If Gay is a victim of anything, it is the DEI system that promoted her to Harvard president in the first place. Diversity for diversity’s sake is not progress. It’s an admission that box checking is more important than merit and bona fide credentials - verified and vetted to avoid such scandals as this one. The DEI model itself, akin to affirmative action, does more harm than good - propping up someone with expectations perhaps unreachable. Racism did not cost Gay her job, but it may have gotten it for her. But in the long run, Gay is a victim of her own making, responsible for her own actions; for taking easily discernible shortcuts.

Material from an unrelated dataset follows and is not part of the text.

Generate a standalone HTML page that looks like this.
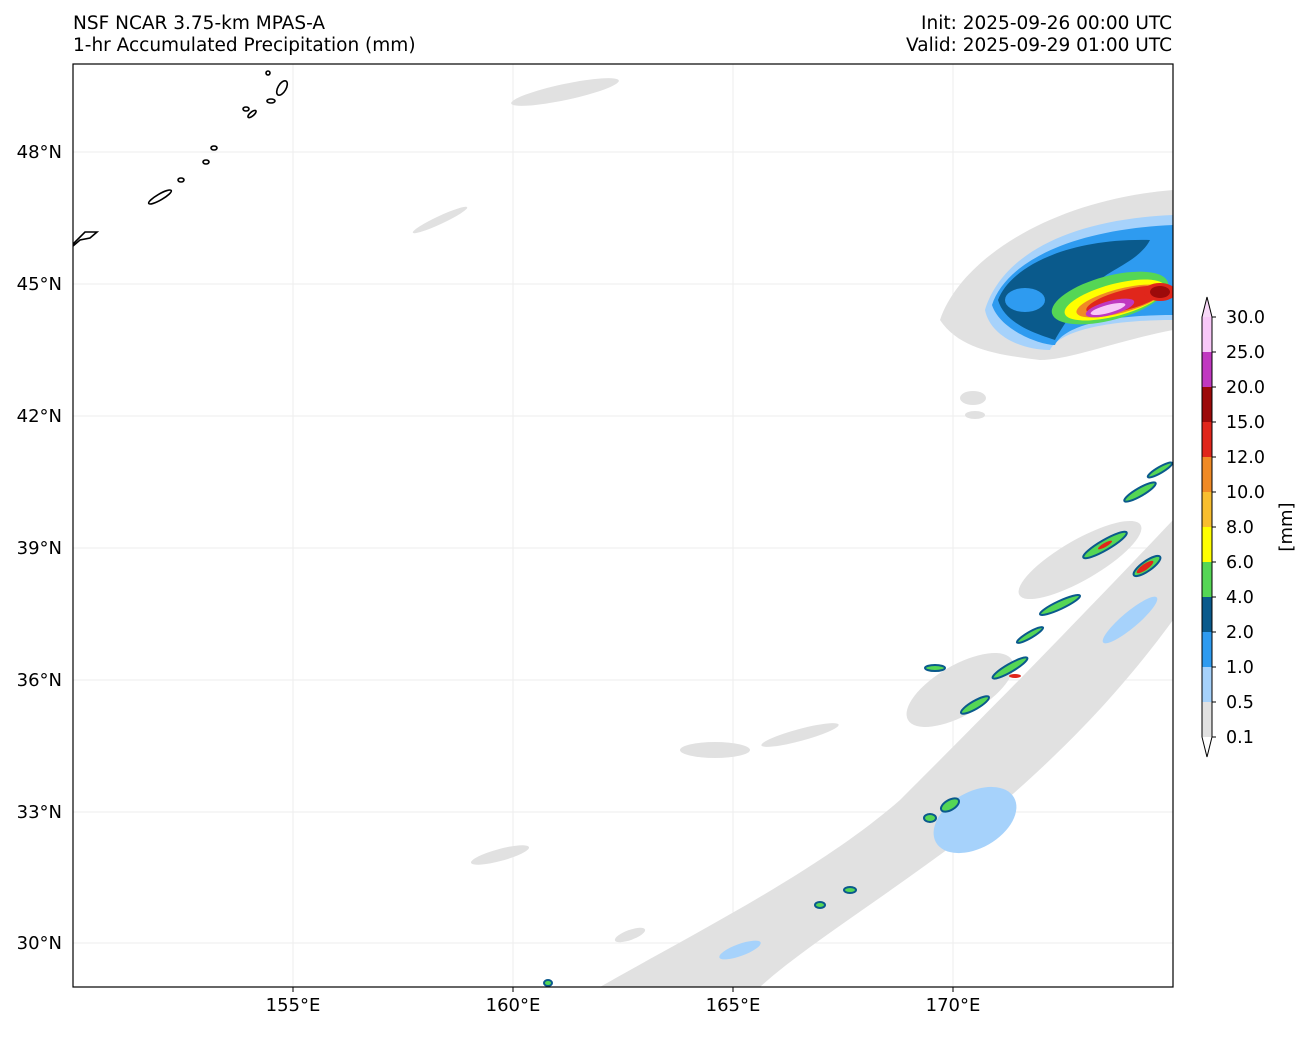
<!DOCTYPE html>
<html><head><meta charset="utf-8"><style>
body{margin:0;background:#fff;font-family:"Liberation Sans","DejaVu Sans",sans-serif;}
</style></head><body>
<svg width="1309" height="1032" viewBox="0 0 1309 1032" xmlns="http://www.w3.org/2000/svg" font-family="DejaVu Sans, Liberation Sans, sans-serif" font-size="18">
<rect width="1309" height="1032" fill="#fff"/>
<text x="73" y="29" font-size="18.5">NSF NCAR 3.75-km MPAS-A</text>
<text x="73" y="51" font-size="18.5">1-hr Accumulated Precipitation (mm)</text>
<text x="1172" y="29" font-size="18.5" text-anchor="end">Init: 2025-09-26 00:00 UTC</text>
<text x="1172" y="51" font-size="18.5" text-anchor="end">Valid: 2025-09-29 01:00 UTC</text>
<defs><clipPath id="c"><rect x="73" y="64" width="1100" height="923"/></clipPath></defs>
<g clip-path="url(#c)">
<g stroke="#eee" stroke-width="1">
<line x1="293" y1="64" x2="293" y2="987"/><line x1="513" y1="64" x2="513" y2="987"/><line x1="733" y1="64" x2="733" y2="987"/><line x1="953" y1="64" x2="953" y2="987"/>
<line x1="73" y1="152" x2="1173" y2="152"/><line x1="73" y1="284" x2="1173" y2="284"/><line x1="73" y1="416" x2="1173" y2="416"/><line x1="73" y1="548" x2="1173" y2="548"/><line x1="73" y1="680" x2="1173" y2="680"/><line x1="73" y1="812" x2="1173" y2="812"/><line x1="73" y1="943" x2="1173" y2="943"/>
</g>
<g fill="#e1e1e1">
<ellipse cx="565" cy="92" rx="55" ry="8" transform="rotate(-12 565 92)"/>
<ellipse cx="440" cy="220" rx="30" ry="4" transform="rotate(-25 440 220)"/>
<path d="M600 987 C700 930 820 870 900 800 C960 740 1050 650 1173 520 L1173 620 C1100 720 1030 780 960 840 C880 900 800 950 760 987Z"/>
<path d="M940 320 C960 260 1050 200 1173 190 L1173 330 C1120 340 1070 360 1040 360 C1000 355 960 350 940 320Z"/>
<ellipse cx="973" cy="398" rx="13" ry="7"/>
<ellipse cx="975" cy="415" rx="10" ry="4"/>
<ellipse cx="960" cy="690" rx="60" ry="25" transform="rotate(-30 960 690)"/>
<ellipse cx="1080" cy="560" rx="70" ry="20" transform="rotate(-30 1080 560)"/>
<ellipse cx="715" cy="750" rx="35" ry="8"/>
<ellipse cx="500" cy="855" rx="30" ry="6" transform="rotate(-15 500 855)"/>
<ellipse cx="630" cy="935" rx="16" ry="5" transform="rotate(-20 630 935)"/>
<ellipse cx="800" cy="735" rx="40" ry="6" transform="rotate(-15 800 735)"/>
</g>
<g fill="#a6d2fb">
<ellipse cx="975" cy="820" rx="45" ry="28" transform="rotate(-30 975 820)"/>
<ellipse cx="1130" cy="620" rx="35" ry="8" transform="rotate(-40 1130 620)"/>
<ellipse cx="740" cy="950" rx="22" ry="6" transform="rotate(-20 740 950)"/>
<path d="M985 310 C1000 260 1060 220 1173 215 L1173 320 C1110 320 1060 330 1050 350 C1020 350 990 335 985 310Z"/>
</g>
<g fill="#2e9bf0">
<path d="M992 305 C1005 265 1065 230 1173 225 L1173 315 C1110 315 1065 325 1055 345 C1040 345 1000 330 992 305Z"/>
</g>
<g fill="#0a5a8c">
<path d="M998 300 C1010 268 1065 238 1150 240 C1140 260 1110 270 1100 280 C1080 300 1060 330 1055 340 C1040 335 1005 325 998 300Z"/>
</g>
<g fill="#2e9bf0"><ellipse cx="1025" cy="300" rx="20" ry="12"/></g>
<g fill="#55d655"><ellipse cx="1110" cy="298" rx="60" ry="22" transform="rotate(-15 1110 298)"/></g>
<g fill="#ffff00"><ellipse cx="1115" cy="300" rx="52" ry="16" transform="rotate(-15 1115 300)"/></g>
<g fill="#f08a25"><ellipse cx="1120" cy="301" rx="45" ry="12" transform="rotate(-15 1120 301)"/></g>
<g fill="#e0261b"><ellipse cx="1125" cy="300" rx="40" ry="10" transform="rotate(-15 1125 300)"/><ellipse cx="1160" cy="292" rx="16" ry="9"/></g>
<g fill="#9c0a0a"><ellipse cx="1160" cy="292" rx="10" ry="6"/></g>
<g fill="#c038c0"><ellipse cx="1110" cy="308" rx="25" ry="7" transform="rotate(-15 1110 308)"/></g>
<g fill="#f8c8f8"><ellipse cx="1108" cy="309" rx="18" ry="4" transform="rotate(-15 1108 309)"/></g>
<g stroke="#0a5a8c" stroke-width="2" fill="#55d655">
<ellipse cx="1105" cy="545" rx="25" ry="5" transform="rotate(-30 1105 545)"/>
<ellipse cx="1140" cy="492" rx="18" ry="4" transform="rotate(-30 1140 492)"/>
<ellipse cx="1160" cy="470" rx="14" ry="3" transform="rotate(-30 1160 470)"/>
<ellipse cx="1060" cy="605" rx="22" ry="4" transform="rotate(-25 1060 605)"/>
<ellipse cx="1147" cy="566" rx="16" ry="5" transform="rotate(-35 1147 566)"/>
<ellipse cx="1010" cy="668" rx="20" ry="4" transform="rotate(-30 1010 668)"/>
<ellipse cx="975" cy="705" rx="16" ry="4" transform="rotate(-30 975 705)"/>
<ellipse cx="935" cy="668" rx="10" ry="3"/>
<ellipse cx="1030" cy="635" rx="15" ry="3" transform="rotate(-30 1030 635)"/>
<ellipse cx="950" cy="805" rx="10" ry="5" transform="rotate(-30 950 805)"/>
<ellipse cx="930" cy="818" rx="6" ry="4"/>
<ellipse cx="850" cy="890" rx="6" ry="3"/>
<ellipse cx="820" cy="905" rx="5" ry="3"/>
<ellipse cx="548" cy="983" rx="4" ry="3"/>
</g>
<g fill="#e0261b"><ellipse cx="1145" cy="567" rx="10" ry="3" transform="rotate(-35 1145 567)"/><ellipse cx="1015" cy="676" rx="6" ry="2"/><ellipse cx="1105" cy="545" rx="8" ry="2" transform="rotate(-30 1105 545)"/></g>
<g fill="none" stroke="#000" stroke-width="1.6">
<path d="M73 244 L85 232 L97 232 L90 238 L80 240 L73 246"/>
<ellipse cx="160" cy="197" rx="13" ry="3" transform="rotate(-30 160 197)"/>
<ellipse cx="181" cy="180" rx="3" ry="2"/><ellipse cx="206" cy="162" rx="3" ry="2"/><ellipse cx="214" cy="148" rx="3" ry="2"/>
<ellipse cx="252" cy="114" rx="5" ry="2" transform="rotate(-40 252 114)"/><ellipse cx="246" cy="109" rx="3" ry="2"/>
<ellipse cx="271" cy="101" rx="4" ry="2"/><ellipse cx="282" cy="88" rx="4" ry="8" transform="rotate(30 282 88)"/><ellipse cx="268" cy="73" rx="2" ry="2"/>
</g>
</g>
<rect x="73" y="64" width="1100" height="923" fill="none" stroke="#000" stroke-width="1.2"/>
<g font-size="18" text-anchor="middle">
<line x1="293" y1="987" x2="293" y2="992" stroke="#000"/><text x="293" y="1011">155°E</text>
<line x1="513" y1="987" x2="513" y2="992" stroke="#000"/><text x="513" y="1011">160°E</text>
<line x1="733" y1="987" x2="733" y2="992" stroke="#000"/><text x="733" y="1011">165°E</text>
<line x1="953" y1="987" x2="953" y2="992" stroke="#000"/><text x="953" y="1011">170°E</text>
</g>
<g font-size="18" text-anchor="end">
<text x="62" y="158">48°N</text><text x="62" y="290">45°N</text><text x="62" y="422">42°N</text><text x="62" y="554">39°N</text><text x="62" y="686">36°N</text><text x="62" y="818">33°N</text><text x="62" y="949">30°N</text>
</g>
<g stroke="none">
<polygon points="1202,737 1212,737 1207,757" fill="#ffffff"/>
<rect x="1202" y="702" width="10" height="35" fill="#e1e1e1"/>
<rect x="1202" y="667" width="10" height="35" fill="#a6d2fb"/>
<rect x="1202" y="632" width="10" height="35" fill="#2e9bf0"/>
<rect x="1202" y="597" width="10" height="35" fill="#0a5a8c"/>
<rect x="1202" y="562" width="10" height="35" fill="#55d655"/>
<rect x="1202" y="527" width="10" height="35" fill="#ffff00"/>
<rect x="1202" y="492" width="10" height="35" fill="#f8be2f"/>
<rect x="1202" y="457" width="10" height="35" fill="#f08a25"/>
<rect x="1202" y="422" width="10" height="35" fill="#e0261b"/>
<rect x="1202" y="387" width="10" height="35" fill="#9c0a0a"/>
<rect x="1202" y="352" width="10" height="35" fill="#c038c0"/>
<rect x="1202" y="317" width="10" height="35" fill="#f8c8f8"/>
<polygon points="1202,317 1212,317 1207,297" fill="#f8d8f8"/>
</g>
<polygon points="1202,317 1207,297 1212,317 1212,737 1207,757 1202,737" fill="none" stroke="#000" stroke-width="1"/>
<g font-size="17.5">
<text x="1226" y="743">0.1</text><text x="1226" y="708">0.5</text><text x="1226" y="673">1.0</text><text x="1226" y="638">2.0</text><text x="1226" y="603">4.0</text><text x="1226" y="568">6.0</text><text x="1226" y="533">8.0</text><text x="1226" y="498">10.0</text><text x="1226" y="463">12.0</text><text x="1226" y="428">15.0</text><text x="1226" y="393">20.0</text><text x="1226" y="358">25.0</text><text x="1226" y="323">30.0</text>
</g>
<g stroke="#000"><line x1="1212" y1="737" x2="1216" y2="737"/><line x1="1212" y1="702" x2="1216" y2="702"/><line x1="1212" y1="667" x2="1216" y2="667"/><line x1="1212" y1="632" x2="1216" y2="632"/><line x1="1212" y1="597" x2="1216" y2="597"/><line x1="1212" y1="562" x2="1216" y2="562"/><line x1="1212" y1="527" x2="1216" y2="527"/><line x1="1212" y1="492" x2="1216" y2="492"/><line x1="1212" y1="457" x2="1216" y2="457"/><line x1="1212" y1="422" x2="1216" y2="422"/><line x1="1212" y1="387" x2="1216" y2="387"/><line x1="1212" y1="352" x2="1216" y2="352"/><line x1="1212" y1="317" x2="1216" y2="317"/></g>
<text x="1292" y="527" font-size="18" text-anchor="middle" transform="rotate(-90 1292 527)">[mm]</text>
</svg>
</body></html>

On “Outnumbered” on Wednesday January 3, Dagen McDowell said, “let me quote Coleman Hughes who is a CNN analyst, who’s a terrific author: ‘Claudine Gay has no one to blame but herself. She chose an easy path of plagiarism - 50 times - over the hard path of writing original prose. It’s a pattern of serious fraud, plain and simple. This moment is a useful litmus test - anyone who is blaming Gay’s resignation on other factors, right wingers or racism, is nuts and can safely be ignored for the rest of time.’” Hughes, who is Black, is also a Manhattan Institute podcast host.

Joy Reid on MSNBC said on Tuesday January 2, “There is this, sort of, open war on Black progress, Black history. Claudine Gay, the president of Harvard University, at least up until she resigned, is now the latest casualty of that.”

Hughes is absolutely correct. This is not about right wingers or racism. This is on Gay. She did not condemn Hamas, the anti-Semitism on campus, or the student groups blaming the October 7 invasion of Israel and the slaughter of more than 1,400 innocent civilians on Israel itself, not to mention the deplorable answers she provided regarding anti-Semitism and context. Gay did not stand up for, or defend, the Jewish students on her campus either. 

Rewarding Gay continuing her work as a professor of government and African and African American Studies is an insult to the other professors and students at Harvard. Keeping her nearly $900,000 salary? What a golden parachute. But allowing her to proceed with her teaching and indoctrinating more students is just wrong to its core - whether at Harvard, Hawaii, High Point, Hobart, Hofstra, Howard, or Hunter.

Race hustler Marc Lamont Hill said the next president of Harvard “MUST be a Black woman.” Well, Mr. Hill, you may not like this choice, but she certainly checks your boxes - Dr. Carol Swain. But would she really want to leave Nashville for the mess in Cambridge, Massachusetts?

Sanford D. Horn is a writer and educator living in Westfield, IN.